▶ Data segment:
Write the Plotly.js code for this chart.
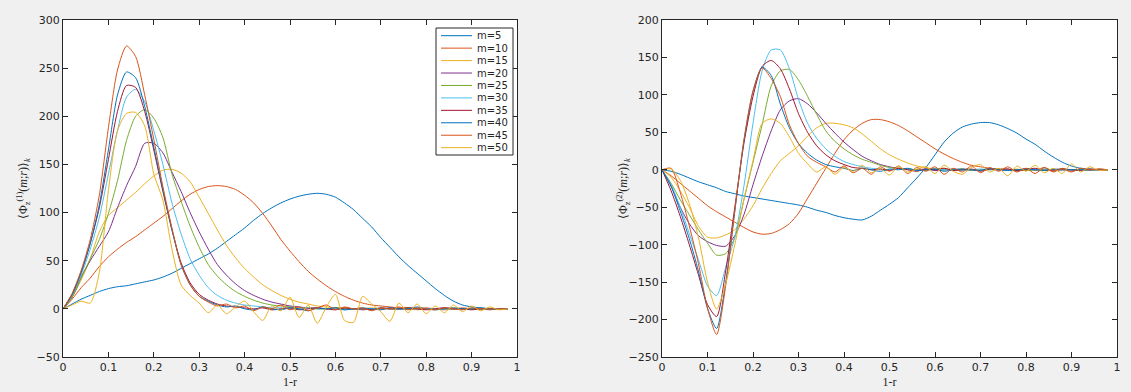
<!DOCTYPE html>
<html><head><meta charset="utf-8">
<script src="https://cdn.plot.ly/plotly-3.0.1.min.js"></script>
<style>html,body{margin:0;padding:0;background:#f0f0f0;} #chart{width:1131px;height:392px;}</style>
</head><body><div id="chart"></div>
<script>
// shared abscissa 1-r
const r = [0,0.02,0.04,0.06,0.08,0.10,0.12,0.14,0.16,0.18,0.20,0.22,0.24,0.26,0.28,0.30,0.32,0.34,0.36,0.38,0.40,0.42,0.44,0.46,0.48,0.50,0.52,0.54,0.56,0.58,0.60,0.62,0.64,0.66,0.68,0.70,0.72,0.74,0.76,0.78,0.80,0.82,0.84,0.86,0.88,0.90,0.92,0.94,0.96,0.98];
const mLabels = ['m=5','m=10','m=15','m=20','m=25','m=30','m=35','m=40','m=45','m=50'];
const yTitle1 = '⟨Φ<sub>z</sub><sup>(1)</sup>(<i>m</i>;<i>r</i>)⟩<sub><i>k</i></sub>';
const yTitle2 = '⟨Φ<sub>z</sub><sup>(2)</sup>(<i>m</i>;<i>r</i>)⟩<sub><i>k</i></sub>';
const xTitle = '1-r';

// Left panel: <Phi_z^(1)(m;r)>_k
const phi1_m5  = [0,5,10,14,18,21,23,24,26,28,30,33,37,42,47,52,57,63,70,77,84,92,99,105,110,114,117,119,120,119,116,110,103,94,85,74,64,54,45,37,29,21,14,8,4,2,1,0,0,0];
const phi1_m10 = [0,10,22,32,44,54,62,69,75,82,89,96,104,112,119,124,127,128,127,124,118,110,99,86,72,60,49,39,31,24,18,13,9,6,4,3,2,1,1,0,1,0,-1,0,1,0,0,-1,0,0];
const phi1_m15 = [0,12,30,52,80,97,105,113,121,130,138,144,145,141,132,116,99,82,66,53,42,33,25,19,14,10,7,5,3,2,1,1,0,0,1,0,0,0,0,-1,0,0,0,1,0,0,0,0,0,0];
const phi1_m20 = [0,12,33,50,65,80,105,128,148,172,172,162,142,122,100,80,62,46,35,26,19,14,10,7,5,3,2,1,1,0,1,0,0,-1,0,0,1,0,0,0,0,0,1,0,0,0,0,0,0,0];
const phi1_m25 = [0,12,32,52,72,99,133,175,200,207,198,178,140,112,86,64,46,34,25,18,13,9,6,4,3,2,1,1,0,0,1,0,0,0,-1,0,0,0,1,0,0,0,0,0,0,0,0,0,0,0];
const phi1_m30 = [0,14,35,62,95,140,185,220,228,215,185,150,110,78,52,35,22,14,9,6,4,3,2,1,1,0,0,1,0,0,0,-1,0,0,0,1,0,0,0,0,0,0,0,0,0,0,0,0,0,0];
const phi1_m35 = [0,15,38,68,105,155,205,232,230,205,165,122,82,48,27,15,9,5,3,2,1,0,1,-1,0,1,-1,0,1,0,-1,1,0,0,-1,1,0,0,1,0,-1,0,1,0,0,-1,0,0,0,0];
const phi1_m40 = [0,15,38,68,108,165,222,246,240,210,168,124,82,46,25,13,8,4,2,3,0,-1,2,0,-1,1,0,-2,1,0,1,-1,0,1,0,-1,1,0,0,2,0,-1,0,1,0,0,1,0,0,0];
const phi1_m45 = [0,16,40,72,118,188,248,273,262,222,176,127,84,46,25,13,7,3,5,1,3,-2,2,0,4,-1,2,-2,1,4,-1,2,0,1,-2,1,0,2,-1,1,0,-1,1,0,-1,1,0,0,0,0];
const phi1_m50 = [0,4,8,6,38,123,185,203,204,190,140,113,62,25,14,6,-4,4,-5,2,8,-3,-12,3,-2,12,-9,4,-15,2,15,-12,-14,13,5,-3,-13,6,-4,5,-5,3,-4,4,-3,3,-2,2,-1,0];

// Right panel: <Phi_z^(2)(m;r)>_k
const phi2_m5  = [0,-2,-6,-11,-16,-20,-24,-29,-32,-35,-37,-39,-41,-43,-45,-47,-50,-54,-57,-61,-64,-66,-67,-62,-54,-46,-37,-24,-11,3,20,37,49,57,61,63,63,60,55,49,41,34,25,17,10,5,2,1,0,0];
const phi2_m10 = [0,-8,-18,-28,-38,-48,-56,-63,-70,-77,-83,-86,-85,-80,-72,-58,-38,-18,2,22,40,53,62,67,67,64,59,52,44,36,28,21,15,10,6,4,2,1,1,-2,2,-1,3,-3,2,-2,1,-1,1,0];
const phi2_m15 = [0,-10,-28,-50,-75,-90,-91,-87,-80,-66,-48,-25,-5,12,22,32,45,56,62,62,60,56,48,38,28,20,14,9,5,3,1,2,-1,1,0,-1,1,0,0,1,-1,0,1,0,0,0,0,0,0,0];
const phi2_m20 = [0,-22,-50,-72,-88,-96,-101,-102,-88,-60,-20,18,52,80,92,95,88,76,62,49,37,27,18,12,7,4,2,1,0,1,-1,0,1,0,-1,0,1,0,0,0,1,0,0,-1,0,0,0,0,0,0];
const phi2_m25 = [0,-18,-40,-60,-80,-98,-114,-112,-90,-40,10,60,112,132,134,120,98,74,52,38,28,20,14,10,6,3,2,1,0,-1,1,0,0,1,-1,0,0,1,0,0,-1,0,0,0,1,0,0,0,0,0];
const phi2_m30 = [0,-20,-50,-85,-120,-155,-168,-130,-90,-22,62,132,160,160,135,94,62,42,28,18,11,7,4,2,1,0,1,0,-1,0,1,0,0,-1,0,1,0,0,0,-1,0,0,1,0,0,0,0,0,0,0];
const phi2_m35 = [0,-28,-62,-100,-140,-180,-196,-135,-50,35,98,138,146,135,108,75,50,32,20,12,7,3,2,0,1,-1,2,0,-2,1,0,2,-1,0,1,-2,1,0,1,-1,0,2,-1,0,1,0,-1,1,0,0];
const phi2_m40 = [0,-22,-55,-92,-135,-185,-212,-150,-55,38,105,137,126,88,56,35,22,13,7,4,2,-1,2,0,-2,1,0,2,-1,0,1,-2,0,1,0,-1,2,0,-1,0,1,0,-1,1,0,0,0,0,0,0];
const phi2_m45 = [0,2,-30,-75,-125,-185,-220,-155,-55,40,105,136,122,98,60,35,18,10,4,-3,5,-4,2,-6,4,-2,5,-5,3,-2,4,-6,2,-3,5,-4,3,-2,4,-3,2,-5,3,-2,1,-3,2,0,1,0];
const phi2_m50 = [0,1,-14,-45,-90,-150,-186,-152,-100,-40,12,62,68,62,44,22,8,-3,4,-6,3,-2,6,-4,2,-7,5,-3,1,4,-5,6,-2,-6,3,7,-3,2,-8,5,-2,6,-4,2,-5,8,-3,4,-1,0];

const phi1 = [phi1_m5,phi1_m10,phi1_m15,phi1_m20,phi1_m25,phi1_m30,phi1_m35,phi1_m40,phi1_m45,phi1_m50];
const phi2 = [phi2_m5,phi2_m10,phi2_m15,phi2_m20,phi2_m25,phi2_m30,phi2_m35,phi2_m40,phi2_m45,phi2_m50];
const colors = ['#0072BD','#D95319','#EDB120','#7E2F8E','#77AC30','#4DBEEE','#A2142F','#0072BD','#D95319','#EDB120'];

const W = 1131, H = 392;
const traces = [];
mLabels.forEach((name, i) => {
  traces.push({x: r, y: phi1[i], type: 'scatter', mode: 'lines', name: name,
    line: {color: colors[i], width: 1, shape: 'spline', smoothing: 0.7}, xaxis: 'x', yaxis: 'y', showlegend: false, hoverinfo: 'skip'});
});
mLabels.forEach((name, i) => {
  traces.push({x: r, y: phi2[i], type: 'scatter', mode: 'lines', name: name,
    line: {color: colors[i], width: 1, shape: 'spline', smoothing: 0.7}, xaxis: 'x2', yaxis: 'y2', showlegend: false, hoverinfo: 'skip'});
});

const axColor = '#262626';
const tickFont = {family: 'DejaVu Sans, sans-serif', size: 11, color: '#262626'};
const titleFont = {family: 'Liberation Serif, serif', size: 12, color: '#262626'};
function xax(domain) {
  return {domain: domain, range: [0, 1], tickmode: 'linear', tick0: 0, dtick: 0.1,
    showline: true, mirror: 'ticks', ticks: 'inside', ticklen: 5, tickwidth: 1, tickcolor: axColor,
    linecolor: axColor, linewidth: 1, showgrid: false, zeroline: false, tickfont: tickFont,
    title: {text: xTitle, font: titleFont, standoff: 4}};
}
function yax(range, domain) {
  return {domain: domain, range: range, tickmode: 'linear', tick0: 0, dtick: 50,
    showline: true, mirror: 'ticks', ticks: 'inside', ticklen: 5, tickwidth: 1, tickcolor: axColor,
    linecolor: axColor, linewidth: 1, showgrid: false, zeroline: false, tickfont: tickFont};
}
const yDom = [35 / H, 372 / H];

// legend (drawn manually to match compact MATLAB legend)
const shapes = [{type: 'rect', xref: 'paper', yref: 'paper', x0: 436 / W, x1: 513 / W,
  y0: 1 - 155 / H, y1: 1 - 28 / H, fillcolor: '#ffffff', line: {color: axColor, width: 1}, layer: 'above'}];
const annotations = [];
mLabels.forEach((name, i) => {
  const yc = 35.7 + i * 12.44;
  shapes.push({type: 'line', xref: 'paper', yref: 'paper', x0: 441 / W, x1: 472 / W,
    y0: 1 - yc / H, y1: 1 - yc / H, line: {color: colors[i], width: 1}, layer: 'above'});
  annotations.push({xref: 'paper', yref: 'paper', x: 475 / W, y: 1 - yc / H, xanchor: 'left', yanchor: 'middle',
    text: name, showarrow: false, font: {family: 'DejaVu Sans, sans-serif', size: 10, color: '#262626'}});
});
// y-axis titles placed like MATLAB ylabels
annotations.push({xref: 'paper', yref: 'paper', x: 23 / W, y: 1 - 189 / H, xanchor: 'center', yanchor: 'middle',
  textangle: -90, text: yTitle1, showarrow: false, font: titleFont});
annotations.push({xref: 'paper', yref: 'paper', x: 623 / W, y: 1 - 189 / H, xanchor: 'center', yanchor: 'middle',
  textangle: -90, text: yTitle2, showarrow: false, font: titleFont});

const layout = {
  width: W, height: H, paper_bgcolor: '#f0f0f0', plot_bgcolor: '#ffffff',
  margin: {l: 0, r: 0, t: 0, b: 0, pad: 0}, showlegend: false,
  xaxis: xax([63 / W, 517 / W]),
  yaxis: yax([-50, 300], yDom),
  xaxis2: Object.assign(xax([662 / W, 1117 / W]), {anchor: 'y2'}),
  yaxis2: Object.assign(yax([-250, 200], yDom), {anchor: 'x2'}),
  shapes: shapes, annotations: annotations
};
layout.xaxis.anchor = 'y';
layout.yaxis.anchor = 'x';
Plotly.newPlot('chart', traces, layout, {displayModeBar: false, staticPlot: true});
</script>
</body></html>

▶ Brief: Copy nothing but the lines from the top of the material through the line holding "const xTitle = '1-r';", exactly as written; omit pictures.

▶ Reply to the exercise:
Write the Plotly.js code for this chart.
<!DOCTYPE html>
<html><head><meta charset="utf-8">
<script src="https://cdn.plot.ly/plotly-3.0.1.min.js"></script>
<style>html,body{margin:0;padding:0;background:#f0f0f0;} #chart{width:1131px;height:392px;}</style>
</head><body><div id="chart"></div>
<script>
// shared abscissa 1-r
const r = [0,0.02,0.04,0.06,0.08,0.10,0.12,0.14,0.16,0.18,0.20,0.22,0.24,0.26,0.28,0.30,0.32,0.34,0.36,0.38,0.40,0.42,0.44,0.46,0.48,0.50,0.52,0.54,0.56,0.58,0.60,0.62,0.64,0.66,0.68,0.70,0.72,0.74,0.76,0.78,0.80,0.82,0.84,0.86,0.88,0.90,0.92,0.94,0.96,0.98];
const mLabels = ['m=5','m=10','m=15','m=20','m=25','m=30','m=35','m=40','m=45','m=50'];
const yTitle1 = '⟨Φ<sub>z</sub><sup>(1)</sup>(<i>m</i>;<i>r</i>)⟩<sub><i>k</i></sub>';
const yTitle2 = '⟨Φ<sub>z</sub><sup>(2)</sup>(<i>m</i>;<i>r</i>)⟩<sub><i>k</i></sub>';
const xTitle = '1-r';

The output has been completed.